Text Similarity

Compute precision / recall / F1 between candidate and reference texts using token-level matching

You send two arrays — `candidates` and `references` — and the service compares them pairwise using contextual token embeddings. For each candidate / reference pair the response returns precision (how much of the candidate appears in the reference), recall (how much of the reference appears in the candidate), and F1 (harmonic mean). Synchronous. Note: the field names are `candidates` and `references`. The older `text_a` / `text_b` pairs are NOT accepted by the live upstream.

textanalysisnlp

Overview

Features

Precision / recall / F1

Three scores per pair — precision (coverage of candidate in reference), recall (coverage of reference in candidate), F1 (harmonic mean).

Token-level matching

Compares texts at the contextual token embedding level for nuanced semantic comparison.

Pairwise list input

Send aligned `candidates` and `references` arrays; the response includes one results[] entry per pair.

Multilingual

Works on the languages supported by the underlying contextual model.

Use Cases

Duplicate detection

Find near-duplicate content with a similarity threshold on F1.

Paraphrase detection

Check if two sentences convey the same meaning (high F1).

Generation eval

Compare a generation against a reference to measure semantic preservation (BERTScore-style).

Input / Output

Input

candidates: array of strings + references: array of strings (aligned by index)

JSON body

Output

results[] — one {precision, recall, f1} per (candidate, reference) pair

JSON

Specs

Latency
~0.3-1 s per pair
Async
false
Rate Limit
Per API key
Max Input
Model-dependent (typically a few hundred tokens per text)

Quickstart

Prerequisites

  • -A CN8 Gateway API key with text-similarity in allowed_services

1. Compare two texts

text-similarity

POST a single-element candidates / references pair. Response wraps the score triplet in results[].

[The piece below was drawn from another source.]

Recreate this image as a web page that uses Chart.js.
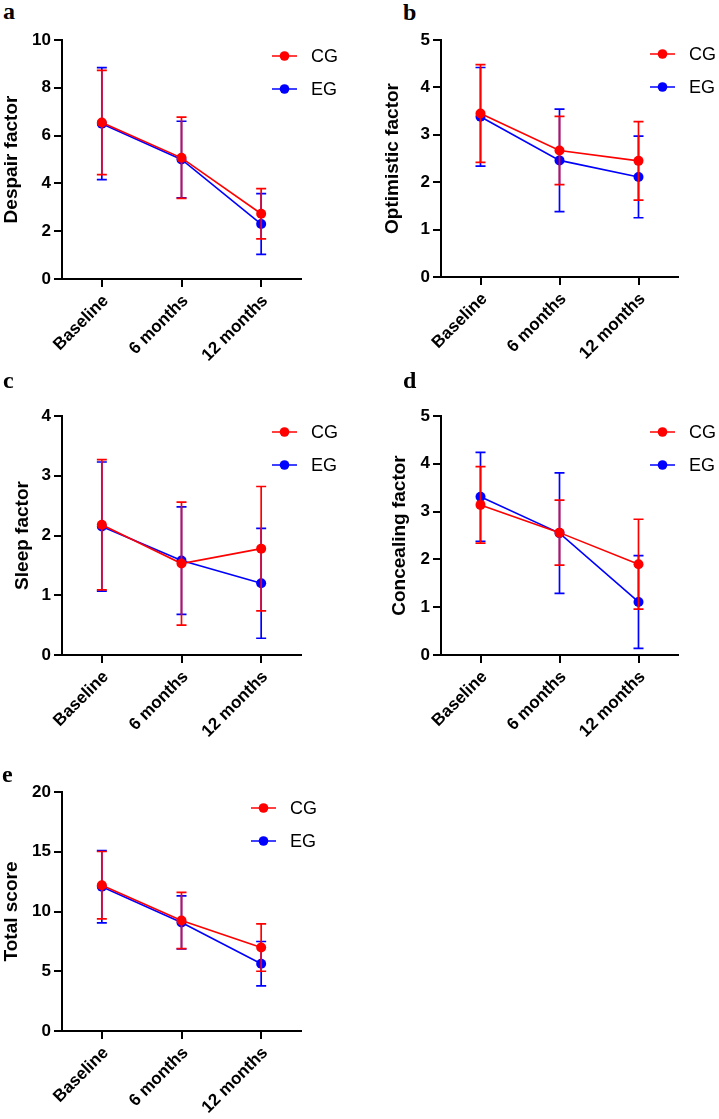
<!DOCTYPE html>
<html>
<head>
<meta charset="utf-8">
<script src="https://cdn.jsdelivr.net/npm/chart.js"></script>
<style>
  body { margin: 0; background: #fff; }
  #fig { position: relative; width: 719px; height: 1119px; overflow: hidden; }
  canvas { position: absolute; }
  .tag { position: absolute; font: bold 24px "Liberation Serif", "Times New Roman", serif; line-height: 1; color: #000; }
</style>
</head>
<body>
<div id="fig"></div>
<script>
// Data
const timepoints = ['Baseline', '6 months', '12 months'];
const groups = ['CG', 'EG'];

const despairCG = [6.55, 5.07, 2.73];
const despairCGsd = [2.18, 1.70, 1.05];
const despairEG = [6.50, 5.00, 2.30];
const despairEGsd = [2.34, 1.60, 1.27];

const optimisticCG = [3.45, 2.67, 2.45];
const optimisticCGsd = [1.03, 0.72, 0.83];
const optimisticEG = [3.38, 2.46, 2.11];
const optimisticEGsd = [1.04, 1.08, 0.86];

const sleepCG = [2.18, 1.53, 1.78];
const sleepCGsd = [1.09, 1.03, 1.04];
const sleepEG = [2.15, 1.58, 1.20];
const sleepEGsd = [1.08, 0.90, 0.92];

const concealingCG = [3.14, 2.56, 1.90];
const concealingCGsd = [0.80, 0.68, 0.94];
const concealingEG = [3.31, 2.55, 1.11];
const concealingEGsd = [0.93, 1.26, 0.97];

const totalCG = [12.2, 9.25, 6.98];
const totalCGsd = [2.82, 2.35, 1.98];
const totalEG = [12.07, 9.08, 5.63];
const totalEGsd = [3.03, 2.22, 1.86];

const FONT = '"Liberation Sans", Arial, Helvetica, sans-serif';
const RED = 'rgb(255, 0, 0)';
const BLUE = 'rgb(0, 0, 255)';

// Panel layout (canvas box, axis position, legend position)
const panels = [
  { tag: 'a', tagX: 3, tagY: -1.5, title: 'Despair factor', max: 10, step: 2,
    cg: despairCG, cgSd: despairCGsd, eg: despairEG, egSd: despairEGsd,
    cx: 0, cy: 0, cw: 360, ch: 380, padLeft: 0, axisX: 62, top: 40, bottom: 279, right: 301,
    legX: 272, legY: 56 },
  { tag: 'b', tagX: 403, tagY: -0.5, title: 'Optimistic factor', max: 5, step: 1,
    cg: optimisticCG, cgSd: optimisticCGsd, eg: optimisticEG, egSd: optimisticEGsd,
    cx: 360, cy: 0, cw: 359, ch: 380, padLeft: 21.6, axisX: 441, top: 40, bottom: 277, right: 678,
    legX: 650, legY: 54 },
  { tag: 'c', tagX: 3, tagY: 368, title: 'Sleep factor', max: 4, step: 1,
    cg: sleepCG, cgSd: sleepCGsd, eg: sleepEG, egSd: sleepEGsd,
    cx: 0, cy: 380, cw: 360, ch: 380, padLeft: 11.6, axisX: 62, top: 416, bottom: 655, right: 301,
    legX: 272, legY: 432 },
  { tag: 'd', tagX: 403, tagY: 368, title: 'Concealing factor', max: 5, step: 1,
    cg: concealingCG, cgSd: concealingCGsd, eg: concealingEG, egSd: concealingEGsd,
    cx: 360, cy: 380, cw: 359, ch: 380, padLeft: 28.6, axisX: 441, top: 416, bottom: 655, right: 678,
    legX: 650, legY: 432 },
  { tag: 'e', tagX: 2, tagY: 761.5, title: 'Total score', max: 20, step: 5,
    cg: totalCG, cgSd: totalCGsd, eg: totalEG, egSd: totalEGsd,
    cx: 0, cy: 760, cw: 360, ch: 359, padLeft: 0.6, axisX: 62, top: 792, bottom: 1031, right: 301,
    legX: 251, legY: 808 }
];

// Error bars drawn after each dataset so the CG bars sit on top
const errorBars = {
  id: 'errorBars',
  afterDatasetDraw(chart, args) {
    const ds = chart.data.datasets[args.index];
    const y = chart.scales.y;
    const ctx = chart.ctx;
    ctx.save();
    ctx.strokeStyle = ds.borderColor;
    ctx.lineWidth = 1.7;
    args.meta.data.forEach((pt, i) => {
      const hi = y.getPixelForValue(ds.data[i] + ds.sd[i]);
      const lo = y.getPixelForValue(ds.data[i] - ds.sd[i]);
      ctx.beginPath();
      ctx.moveTo(pt.x, hi); ctx.lineTo(pt.x, lo);
      ctx.moveTo(pt.x - 5, hi); ctx.lineTo(pt.x + 5, hi);
      ctx.moveTo(pt.x - 5, lo); ctx.lineTo(pt.x + 5, lo);
      ctx.stroke();
    });
    ctx.restore();
  }
};

// Legend: line with a dot, label to the right
const sideLegend = {
  id: 'sideLegend',
  afterDraw(chart, args, opts) {
    const ctx = chart.ctx;
    ctx.save();
    chart.data.datasets.forEach((ds, i) => {
      const y = opts.y + i * 33;
      ctx.strokeStyle = ds.borderColor;
      ctx.fillStyle = ds.borderColor;
      ctx.lineWidth = 1.5;
      ctx.beginPath();
      ctx.moveTo(opts.x, y); ctx.lineTo(opts.x + 25, y);
      ctx.stroke();
      ctx.beginPath();
      ctx.arc(opts.x + 12.5, y, 4.8, 0, Math.PI * 2);
      ctx.fill();
      ctx.fillStyle = '#000';
      ctx.font = '18px ' + FONT;
      ctx.textBaseline = 'middle';
      ctx.fillText(ds.label, opts.x + 39, y + 1);
    });
    ctx.restore();
  }
};

const fig = document.getElementById('fig');

panels.forEach(p => {
  const tag = document.createElement('div');
  tag.className = 'tag';
  tag.textContent = p.tag;
  tag.style.left = p.tagX + 'px';
  tag.style.top = p.tagY + 'px';
  fig.appendChild(tag);

  const canvas = document.createElement('canvas');
  canvas.width = p.cw;
  canvas.height = p.ch;
  canvas.style.left = p.cx + 'px';
  canvas.style.top = p.cy + 'px';
  fig.appendChild(canvas);

  const axisGrid = { display: true, drawOnChartArea: false, drawTicks: true, tickLength: 8, color: '#000', lineWidth: 2 };
  const axisBorder = { display: true, color: '#000', width: 2 };

  new Chart(canvas, {
    type: 'line',
    data: {
      labels: timepoints,
      datasets: [
        { label: groups[0], data: p.cg, sd: p.cgSd, borderColor: RED, backgroundColor: RED,
          borderWidth: 1.6, pointRadius: 5, pointBorderWidth: 0, tension: 0, order: 0 },
        { label: groups[1], data: p.eg, sd: p.egSd, borderColor: BLUE, backgroundColor: BLUE,
          borderWidth: 1.6, pointRadius: 5, pointBorderWidth: 0, tension: 0, order: 1 }
      ]
    },
    options: {
      responsive: false,
      animation: false,
      devicePixelRatio: 1,
      layout: {
        padding: { left: p.padLeft, top: p.top - p.cy, right: p.cx + p.cw - p.right, bottom: 0 }
      },
      plugins: {
        legend: { display: false },
        tooltip: { enabled: false },
        sideLegend: { x: p.legX - p.cx, y: p.legY - p.cy }
      },
      scales: {
        x: {
          type: 'category',
          offset: true,
          border: axisBorder,
          grid: axisGrid,
          ticks: { color: '#000', font: { family: FONT, size: 17, weight: 'bold' },
                   minRotation: 45, maxRotation: 45, autoSkip: false, padding: 4, labelOffset: 4 },
          afterFit: s => { s.height = p.ch - (p.bottom - p.cy); }
        },
        y: {
          min: 0,
          max: p.max,
          border: axisBorder,
          grid: axisGrid,
          ticks: { stepSize: p.step, color: '#000', font: { family: FONT, size: 17, weight: 'bold' }, padding: 3 },
          title: { display: true, text: p.title, color: '#000',
                   font: { family: FONT, size: 19, weight: 'bold' }, padding: 0 },
          afterFit: s => { s.width = p.axisX - p.cx - p.padLeft; }
        }
      }
    },
    plugins: [errorBars, sideLegend]
  });
});
</script>
</body>
</html>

POST/v1/proxy/text-similarity
{
  "candidates": ["The cat sat on the mat"],
  "references": ["A cat is on the rug"]
}

Response

{
  "status": "success",
  "data": {
    "results": [
      { "precision": 0.9589, "recall": 0.9589, "f1": 0.9589 }
    ]
  }
}

Field names are `candidates` and `references` — NOT `text_a` / `text_b`. Both arrays must align: results[i] corresponds to (candidates[i], references[i]).

Text Similarity

POSTsync

Compare aligned candidate / reference text lists. Returns precision, recall, F1 per pair.

/v1/proxy/text-similarity

Pricing

Billed per request.

ServiceUnitPrice
Text Similarityitem$0.004/request
  • -Cost is per request, not per pair — batch as many comparisons as you can per call.

Guides & Tips

Important Notes (verified against the live upstream)

  • -Request fields are `candidates` and `references` — both arrays of strings. The legacy
  • -`text_a` / `text_b` form is rejected with 400.
  • -Arrays are aligned by index: `results[i]` corresponds to `(candidates[i], references[i])`.
  • -Both arrays MUST have the same length.
  • -Cost is per request, not per pair.
  • -`f1` is the primary similarity metric. Use precision/recall when you care about
  • -directional coverage.

How it works

  • -Both texts in a pair are tokenised and run through a contextual model.
  • -Each token in candidate is matched to the most similar token in reference (and vice versa) by cosine similarity on token embeddings.
  • -Precision: average of max similarities from candidate to reference. Recall: average from reference to candidate. F1: harmonic mean.

When to use F1 vs precision/recall

  • -F1 is balanced — use it for general "are these the same?" questions.
  • -Precision: "is the candidate a subset of the reference?" (translation/paraphrase fidelity)
  • -Recall: "does the candidate cover everything in the reference?" (summarization completeness)

FAQ

Q: What is the score range?

A: 0 to 1 for each of precision, recall, and F1. Higher means more similar.

Q: Can I compare 1 candidate to N references?

A: Replicate the candidate to match the references list length: candidates = [c, c, c], references = [r1, r2, r3]. The response returns three scores in order.

Q: How is this different from Text Embeddings + cosine similarity?

A: Text Embeddings compares whole-sentence vectors. Text Similarity compares at the token level, giving more nuanced precision/recall/F1 (BERTScore-style).

Related Products

Changelog

1.2 (2026-04-29)

  • -Renamed request fields: `text_a` / `text_b` → `candidates` / `references` (arrays). Old form returns 400.
  • -Documented the results[] wrapper and per-pair shape.
  • -Documented per-request (not per-pair) pricing.

1.1 (2026-02-23)

  • -Aligned with text_similarity prose (now superseded).

1.0 (2026-01-26)

  • -Initial catalog.